*REQUIREMENT*:
Output the material exactly, but drop every image it holds.

*DATA SHOWN*:
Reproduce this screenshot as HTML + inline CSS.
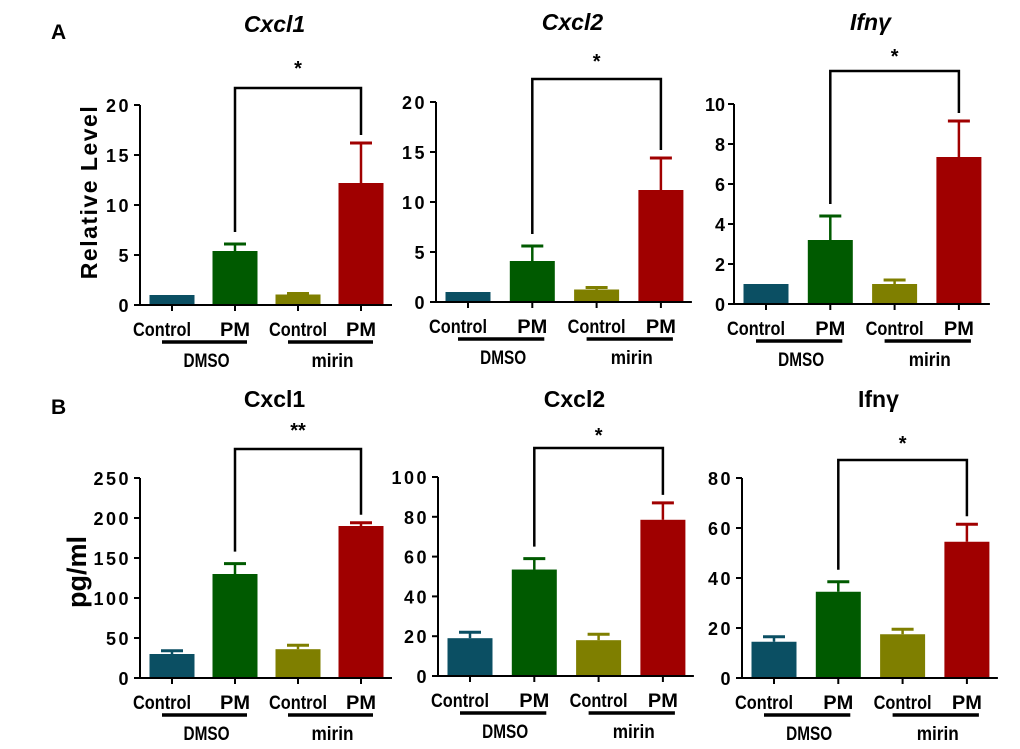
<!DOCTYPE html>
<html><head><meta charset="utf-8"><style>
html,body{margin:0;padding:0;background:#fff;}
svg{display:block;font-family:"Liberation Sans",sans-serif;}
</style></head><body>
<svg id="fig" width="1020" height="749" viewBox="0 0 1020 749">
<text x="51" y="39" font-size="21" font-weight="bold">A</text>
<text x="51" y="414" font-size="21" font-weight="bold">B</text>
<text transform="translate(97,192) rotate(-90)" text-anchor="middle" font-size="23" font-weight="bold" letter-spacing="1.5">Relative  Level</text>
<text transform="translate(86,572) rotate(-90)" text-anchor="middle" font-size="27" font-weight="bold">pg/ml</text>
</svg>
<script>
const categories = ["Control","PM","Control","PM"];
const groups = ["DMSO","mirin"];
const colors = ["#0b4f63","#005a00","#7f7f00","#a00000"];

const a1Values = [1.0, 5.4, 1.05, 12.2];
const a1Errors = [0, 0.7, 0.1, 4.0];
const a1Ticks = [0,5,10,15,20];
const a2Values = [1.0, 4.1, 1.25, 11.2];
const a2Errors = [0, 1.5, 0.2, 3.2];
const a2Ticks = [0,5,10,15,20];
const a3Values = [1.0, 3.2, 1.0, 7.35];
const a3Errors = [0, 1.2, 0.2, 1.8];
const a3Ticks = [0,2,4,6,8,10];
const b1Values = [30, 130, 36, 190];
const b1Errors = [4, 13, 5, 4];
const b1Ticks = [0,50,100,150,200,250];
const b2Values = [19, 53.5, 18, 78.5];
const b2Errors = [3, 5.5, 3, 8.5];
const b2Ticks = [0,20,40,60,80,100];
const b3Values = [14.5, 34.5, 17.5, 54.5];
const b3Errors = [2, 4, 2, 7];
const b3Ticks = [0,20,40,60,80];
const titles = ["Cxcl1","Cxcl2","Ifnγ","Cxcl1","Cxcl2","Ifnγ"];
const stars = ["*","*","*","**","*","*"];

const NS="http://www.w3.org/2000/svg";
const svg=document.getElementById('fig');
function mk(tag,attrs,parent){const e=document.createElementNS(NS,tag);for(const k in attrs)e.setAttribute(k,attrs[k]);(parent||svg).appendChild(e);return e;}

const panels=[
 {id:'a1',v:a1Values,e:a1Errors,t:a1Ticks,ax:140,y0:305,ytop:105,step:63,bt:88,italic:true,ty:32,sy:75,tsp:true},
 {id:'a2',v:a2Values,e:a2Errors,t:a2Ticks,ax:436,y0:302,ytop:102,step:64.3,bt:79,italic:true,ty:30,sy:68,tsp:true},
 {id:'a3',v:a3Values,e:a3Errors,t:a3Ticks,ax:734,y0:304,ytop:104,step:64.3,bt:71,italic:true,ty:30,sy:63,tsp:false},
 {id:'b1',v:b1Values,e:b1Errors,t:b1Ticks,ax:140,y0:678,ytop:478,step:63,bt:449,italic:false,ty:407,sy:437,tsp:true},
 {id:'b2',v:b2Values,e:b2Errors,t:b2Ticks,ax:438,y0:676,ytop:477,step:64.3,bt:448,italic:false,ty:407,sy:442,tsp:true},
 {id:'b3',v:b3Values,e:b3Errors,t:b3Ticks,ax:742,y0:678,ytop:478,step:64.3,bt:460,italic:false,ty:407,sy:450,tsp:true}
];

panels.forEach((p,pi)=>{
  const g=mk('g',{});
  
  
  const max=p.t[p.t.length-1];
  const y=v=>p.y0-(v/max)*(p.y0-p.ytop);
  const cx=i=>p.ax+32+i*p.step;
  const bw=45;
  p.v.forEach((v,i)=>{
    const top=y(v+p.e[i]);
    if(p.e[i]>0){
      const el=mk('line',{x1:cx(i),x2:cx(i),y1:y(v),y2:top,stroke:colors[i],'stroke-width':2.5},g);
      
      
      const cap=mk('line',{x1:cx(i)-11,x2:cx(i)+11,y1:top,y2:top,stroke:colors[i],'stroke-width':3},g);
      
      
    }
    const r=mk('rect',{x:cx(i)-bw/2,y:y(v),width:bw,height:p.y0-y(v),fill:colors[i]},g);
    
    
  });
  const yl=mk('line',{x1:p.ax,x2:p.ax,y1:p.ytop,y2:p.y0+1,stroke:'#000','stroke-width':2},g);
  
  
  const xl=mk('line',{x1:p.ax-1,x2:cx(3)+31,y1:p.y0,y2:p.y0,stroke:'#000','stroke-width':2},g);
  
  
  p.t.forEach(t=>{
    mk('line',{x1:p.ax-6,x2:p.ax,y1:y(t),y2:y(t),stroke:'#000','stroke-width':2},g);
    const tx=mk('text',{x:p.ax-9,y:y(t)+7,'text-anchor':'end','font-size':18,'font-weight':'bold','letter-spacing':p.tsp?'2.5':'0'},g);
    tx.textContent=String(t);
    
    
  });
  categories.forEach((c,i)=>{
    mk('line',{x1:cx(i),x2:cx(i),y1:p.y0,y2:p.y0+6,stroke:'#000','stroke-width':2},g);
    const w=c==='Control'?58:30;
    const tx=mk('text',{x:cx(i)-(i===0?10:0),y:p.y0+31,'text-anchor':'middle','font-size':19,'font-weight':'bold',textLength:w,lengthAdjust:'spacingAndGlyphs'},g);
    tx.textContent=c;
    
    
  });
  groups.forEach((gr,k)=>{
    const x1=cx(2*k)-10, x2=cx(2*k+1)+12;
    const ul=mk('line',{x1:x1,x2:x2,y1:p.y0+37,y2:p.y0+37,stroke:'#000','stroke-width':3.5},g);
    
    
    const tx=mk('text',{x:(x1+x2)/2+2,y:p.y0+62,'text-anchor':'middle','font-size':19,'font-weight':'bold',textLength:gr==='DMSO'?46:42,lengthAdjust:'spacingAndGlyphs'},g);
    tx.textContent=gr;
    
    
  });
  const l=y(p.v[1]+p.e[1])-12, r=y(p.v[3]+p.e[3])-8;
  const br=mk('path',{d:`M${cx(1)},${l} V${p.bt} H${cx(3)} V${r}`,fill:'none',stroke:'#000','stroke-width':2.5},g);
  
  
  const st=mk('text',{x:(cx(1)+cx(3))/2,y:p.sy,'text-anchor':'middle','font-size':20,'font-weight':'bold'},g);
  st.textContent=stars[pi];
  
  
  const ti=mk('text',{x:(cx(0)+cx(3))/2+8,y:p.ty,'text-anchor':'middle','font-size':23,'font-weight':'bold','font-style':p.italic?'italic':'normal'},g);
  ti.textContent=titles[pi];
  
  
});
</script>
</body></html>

*PROBLEM SOLUTION*:
Reproduce this screenshot as HTML + inline CSS.
<!DOCTYPE html>
<html><head><meta charset="utf-8"><style>
html,body{margin:0;padding:0;background:#fff;}
svg{display:block;font-family:"Liberation Sans",sans-serif;}
</style></head><body>
<svg id="fig" width="1020" height="749" viewBox="0 0 1020 749">
<text x="51" y="39" font-size="21" font-weight="bold">A</text>
<text x="51" y="414" font-size="21" font-weight="bold">B</text>
<text transform="translate(97,192) rotate(-90)" text-anchor="middle" font-size="23" font-weight="bold" letter-spacing="1.5">Relative  Level</text>
<text transform="translate(86,572) rotate(-90)" text-anchor="middle" font-size="27" font-weight="bold">pg/ml</text>
</svg>
<script>
const categories = ["Control","PM","Control","PM"];
const groups = ["DMSO","mirin"];
const colors = ["#0b4f63","#005a00","#7f7f00","#a00000"];

const a1Values = [1.0, 5.4, 1.05, 12.2];
const a1Errors = [0, 0.7, 0.1, 4.0];
const a1Ticks = [0,5,10,15,20];
const a2Values = [1.0, 4.1, 1.25, 11.2];
const a2Errors = [0, 1.5, 0.2, 3.2];
const a2Ticks = [0,5,10,15,20];
const a3Values = [1.0, 3.2, 1.0, 7.35];
const a3Errors = [0, 1.2, 0.2, 1.8];
const a3Ticks = [0,2,4,6,8,10];
const b1Values = [30, 130, 36, 190];
const b1Errors = [4, 13, 5, 4];
const b1Ticks = [0,50,100,150,200,250];
const b2Values = [19, 53.5, 18, 78.5];
const b2Errors = [3, 5.5, 3, 8.5];
const b2Ticks = [0,20,40,60,80,100];
const b3Values = [14.5, 34.5, 17.5, 54.5];
const b3Errors = [2, 4, 2, 7];
const b3Ticks = [0,20,40,60,80];
const titles = ["Cxcl1","Cxcl2","Ifnγ","Cxcl1","Cxcl2","Ifnγ"];
const stars = ["*","*","*","**","*","*"];

const NS="http://www.w3.org/2000/svg";
const svg=document.getElementById('fig');
function mk(tag,attrs,parent){const e=document.createElementNS(NS,tag);for(const k in attrs)e.setAttribute(k,attrs[k]);(parent||svg).appendChild(e);return e;}

const panels=[
 {id:'a1',v:a1Values,e:a1Errors,t:a1Ticks,ax:140,y0:305,ytop:105,step:63,bt:88,italic:true,ty:32,sy:75,tsp:true},
 {id:'a2',v:a2Values,e:a2Errors,t:a2Ticks,ax:436,y0:302,ytop:102,step:64.3,bt:79,italic:true,ty:30,sy:68,tsp:true},
 {id:'a3',v:a3Values,e:a3Errors,t:a3Ticks,ax:734,y0:304,ytop:104,step:64.3,bt:71,italic:true,ty:30,sy:63,tsp:false},
 {id:'b1',v:b1Values,e:b1Errors,t:b1Ticks,ax:140,y0:678,ytop:478,step:63,bt:449,italic:false,ty:407,sy:437,tsp:true},
 {id:'b2',v:b2Values,e:b2Errors,t:b2Ticks,ax:438,y0:676,ytop:477,step:64.3,bt:448,italic:false,ty:407,sy:442,tsp:true},
 {id:'b3',v:b3Values,e:b3Errors,t:b3Ticks,ax:742,y0:678,ytop:478,step:64.3,bt:460,italic:false,ty:407,sy:450,tsp:true}
];

panels.forEach((p,pi)=>{
  const g=mk('g',{});
  
  
  const max=p.t[p.t.length-1];
  const y=v=>p.y0-(v/max)*(p.y0-p.ytop);
  const cx=i=>p.ax+32+i*p.step;
  const bw=45;
  p.v.forEach((v,i)=>{
    const top=y(v+p.e[i]);
    if(p.e[i]>0){
      const el=mk('line',{x1:cx(i),x2:cx(i),y1:y(v),y2:top,stroke:colors[i],'stroke-width':2.5},g);
      
      
      const cap=mk('line',{x1:cx(i)-11,x2:cx(i)+11,y1:top,y2:top,stroke:colors[i],'stroke-width':3},g);
      
      
    }
    const r=mk('rect',{x:cx(i)-bw/2,y:y(v),width:bw,height:p.y0-y(v),fill:colors[i]},g);
    
    
  });
  const yl=mk('line',{x1:p.ax,x2:p.ax,y1:p.ytop,y2:p.y0+1,stroke:'#000','stroke-width':2},g);
  
  
  const xl=mk('line',{x1:p.ax-1,x2:cx(3)+31,y1:p.y0,y2:p.y0,stroke:'#000','stroke-width':2},g);
  
  
  p.t.forEach(t=>{
    mk('line',{x1:p.ax-6,x2:p.ax,y1:y(t),y2:y(t),stroke:'#000','stroke-width':2},g);
    const tx=mk('text',{x:p.ax-9,y:y(t)+7,'text-anchor':'end','font-size':18,'font-weight':'bold','letter-spacing':p.tsp?'2.5':'0'},g);
    tx.textContent=String(t);
    
    
  });
  categories.forEach((c,i)=>{
    mk('line',{x1:cx(i),x2:cx(i),y1:p.y0,y2:p.y0+6,stroke:'#000','stroke-width':2},g);
    const w=c==='Control'?58:30;
    const tx=mk('text',{x:cx(i)-(i===0?10:0),y:p.y0+31,'text-anchor':'middle','font-size':19,'font-weight':'bold',textLength:w,lengthAdjust:'spacingAndGlyphs'},g);
    tx.textContent=c;
    
    
  });
  groups.forEach((gr,k)=>{
    const x1=cx(2*k)-10, x2=cx(2*k+1)+12;
    const ul=mk('line',{x1:x1,x2:x2,y1:p.y0+37,y2:p.y0+37,stroke:'#000','stroke-width':3.5},g);
    
    
    const tx=mk('text',{x:(x1+x2)/2+2,y:p.y0+62,'text-anchor':'middle','font-size':19,'font-weight':'bold',textLength:gr==='DMSO'?46:42,lengthAdjust:'spacingAndGlyphs'},g);
    tx.textContent=gr;
    
    
  });
  const l=y(p.v[1]+p.e[1])-12, r=y(p.v[3]+p.e[3])-8;
  const br=mk('path',{d:`M${cx(1)},${l} V${p.bt} H${cx(3)} V${r}`,fill:'none',stroke:'#000','stroke-width':2.5},g);
  
  
  const st=mk('text',{x:(cx(1)+cx(3))/2,y:p.sy,'text-anchor':'middle','font-size':20,'font-weight':'bold'},g);
  st.textContent=stars[pi];
  
  
  const ti=mk('text',{x:(cx(0)+cx(3))/2+8,y:p.ty,'text-anchor':'middle','font-size':23,'font-weight':'bold','font-style':p.italic?'italic':'normal'},g);
  ti.textContent=titles[pi];
  
  
});
</script>
</body></html>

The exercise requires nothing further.